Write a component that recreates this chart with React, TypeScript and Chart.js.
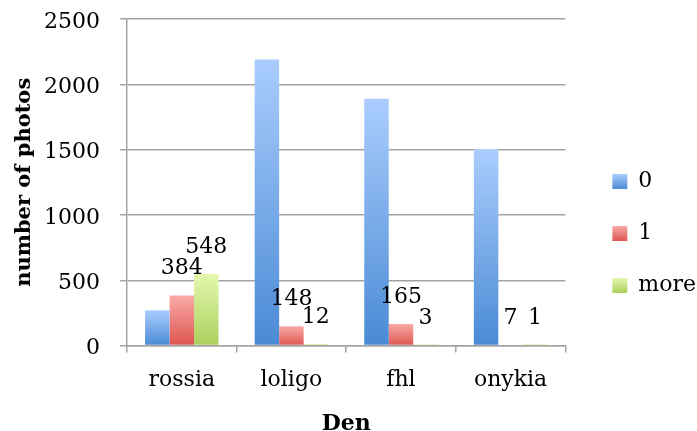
import React, { useEffect, useRef } from "react";
import { Chart, registerables } from "chart.js";

Chart.register(...registerables);

const categories = ["rossia", "loligo", "fhl", "onykia"];
const seriesNames = ["0", "1", "more"];
const values0 = [270, 2190, 1890, 1505];
const values1 = [384, 148, 165, 7];
const valuesMore = [548, 12, 3, 1];
const yTicks = [0, 500, 1000, 1500, 2000, 2500];
const labeledSeries = [1, 2];

const FONT = "'DejaVu Serif', serif";
const GRID = "#a3a3a3";
const gradientStops = [
  ["#aacdfd", "#4a8ad5"],
  ["#f9aaa7", "#de5550"],
  ["#e3f8ae", "#abd05d"],
];
const legendColors = ["#79abeb", "#ee817d", "#cbe58d"];

const Y_AXIS_WIDTH = 127;
const LEGEND_EXTRA_W = 8;
const LEGEND_SHIFT_X = 17;
const LEGEND_SHIFT_Y = 17;
const LEGEND_BOX = 15;

function barFill(si: number) {
  return (ctx: any) => {
    const chart = ctx.chart;
    if (ctx.type !== "data" || !chart.chartArea) return legendColors[si];
    const ys = chart.scales.y;
    const top = ys.getPixelForValue(ctx.raw);
    const bot = ys.getPixelForValue(0);
    if (bot - top < 1) return gradientStops[si][1];
    const g = chart.ctx.createLinearGradient(0, top, 0, bot);
    g.addColorStop(0, gradientStops[si][0]);
    g.addColorStop(1, gradientStops[si][1]);
    return g;
  };
}

const valueLabels = {
  id: "valueLabels",
  afterDatasetsDraw(chart: any) {
    const ctx = chart.ctx;
    ctx.save();
    ctx.font = `22px ${FONT}`;
    ctx.fillStyle = "#000";
    ctx.textAlign = "center";
    ctx.textBaseline = "alphabetic";
    labeledSeries.forEach((di) => {
      const meta = chart.getDatasetMeta(di);
      meta.data.forEach((el: any, i: number) => {
        const v = chart.data.datasets[di].data[i];
        ctx.fillText(String(v), el.x, el.y - 21);
      });
    });
    ctx.restore();
  },
};

const legendPlace = {
  id: "legendPlace",
  beforeLayout(chart: any) {
    const lg = chart.legend;
    if (lg && !lg.__patched) {
      const orig = lg.fit.bind(lg);
      lg.fit = function () {
        orig();
        this.width += LEGEND_EXTRA_W;
      };
      lg.__patched = true;
    }
  },
  afterLayout(chart: any) {
    const lg = chart.legend;
    if (lg) {
      lg.left += LEGEND_SHIFT_X;
      lg.top += LEGEND_SHIFT_Y;
    }
  },
  beforeDraw(chart: any) {
    const lg = chart.legend;
    if (!lg || !lg.legendItems || !lg.legendHitBoxes) return;
    lg.legendItems.forEach((item: any, i: number) => {
      const hb = lg.legendHitBoxes[i];
      if (!hb) return;
      const top = hb.top + (hb.height - LEGEND_BOX) / 2;
      const g = chart.ctx.createLinearGradient(0, top, 0, top + LEGEND_BOX);
      g.addColorStop(0, gradientStops[i][0]);
      g.addColorStop(1, gradientStops[i][1]);
      item.fillStyle = g;
    });
  },
};

export default function App() {
  const ref = useRef<HTMLCanvasElement | null>(null);
  useEffect(() => {
    if (!ref.current) return;
    const seriesData = [values0, values1, valuesMore];
    const chart = new Chart(ref.current, {
      type: "bar",
      data: {
        labels: categories,
        datasets: seriesNames.map((name, si) => ({
          label: name,
          data: seriesData[si],
          backgroundColor: barFill(si),
          borderWidth: 0,
          categoryPercentage: 0.67,
          barPercentage: 1,
        })),
      },
      options: {
        animation: false,
        responsive: true,
        maintainAspectRatio: false,
        layout: { padding: { left: 0, top: 19, right: 0, bottom: 0 } },
        plugins: {
          tooltip: { enabled: false },
          legend: {
            position: "right",
            labels: {
              boxWidth: LEGEND_BOX,
              boxHeight: LEGEND_BOX,
              padding: 30,
              color: "#000",
              font: { family: FONT, size: 22 },
              generateLabels: (c: any) =>
                c.data.datasets.map((d: any, i: number) => ({
                  text: d.label,
                  fillStyle: legendColors[i],
                  strokeStyle: legendColors[i],
                  lineWidth: 0,
                  hidden: false,
                  datasetIndex: i,
                  fontColor: "#000",
                })),
            },
          },
        },
        scales: {
          x: {
            ticks: {
              font: { family: FONT, size: 22, lineHeight: 2.49 },
              color: "#000",
              padding: 0,
            },
            grid: {
              display: true,
              drawOnChartArea: false,
              drawTicks: true,
              tickLength: 7,
              color: GRID,
              lineWidth: 1.5,
              offset: true,
            },
            border: { color: GRID, width: 1.5 },
            title: {
              display: true,
              text: "Den",
              color: "#000",
              font: { family: FONT, size: 22, weight: "bold" },
              padding: { top: 3.2, bottom: -6 },
            },
          },
          y: {
            min: 0,
            max: 2500,
            afterBuildTicks: (s: any) => {
              s.ticks = yTicks.map((v) => ({ value: v }));
            },
            afterFit: (s: any) => {
              s.width = Y_AXIS_WIDTH;
              s.paddingTop = 0;
              s.paddingBottom = 0;
            },
            ticks: {
              font: { family: FONT, size: 22 },
              color: "#000",
              padding: 20,
              labelOffset: 3,
              callback: (v: any) => String(v),
            },
            grid: { color: GRID, lineWidth: 1.5, tickLength: 7, drawTicks: true },
            border: { color: GRID, width: 1.5 },
            title: {
              display: true,
              text: "number of photos",
              color: "#000",
              font: { family: FONT, size: 21, weight: "bold" },
              padding: { top: 12, bottom: 0 },
            },
          },
        },
      },
      plugins: [valueLabels, legendPlace],
    });
    return () => chart.destroy();
  }, []);
  return (
    <div style={{ position: "fixed", left: 0, top: 0, width: 697, height: 431, background: "#fff" }}>
      <canvas ref={ref} />
    </div>
  );
}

——

TASK TO COMPLETE
Copy every line in the listing above where the string "this" turns up.

RESULT BELOW
Write a component that recreates this chart with React, TypeScript and Chart.js.
        this.width += LEGEND_EXTRA_W;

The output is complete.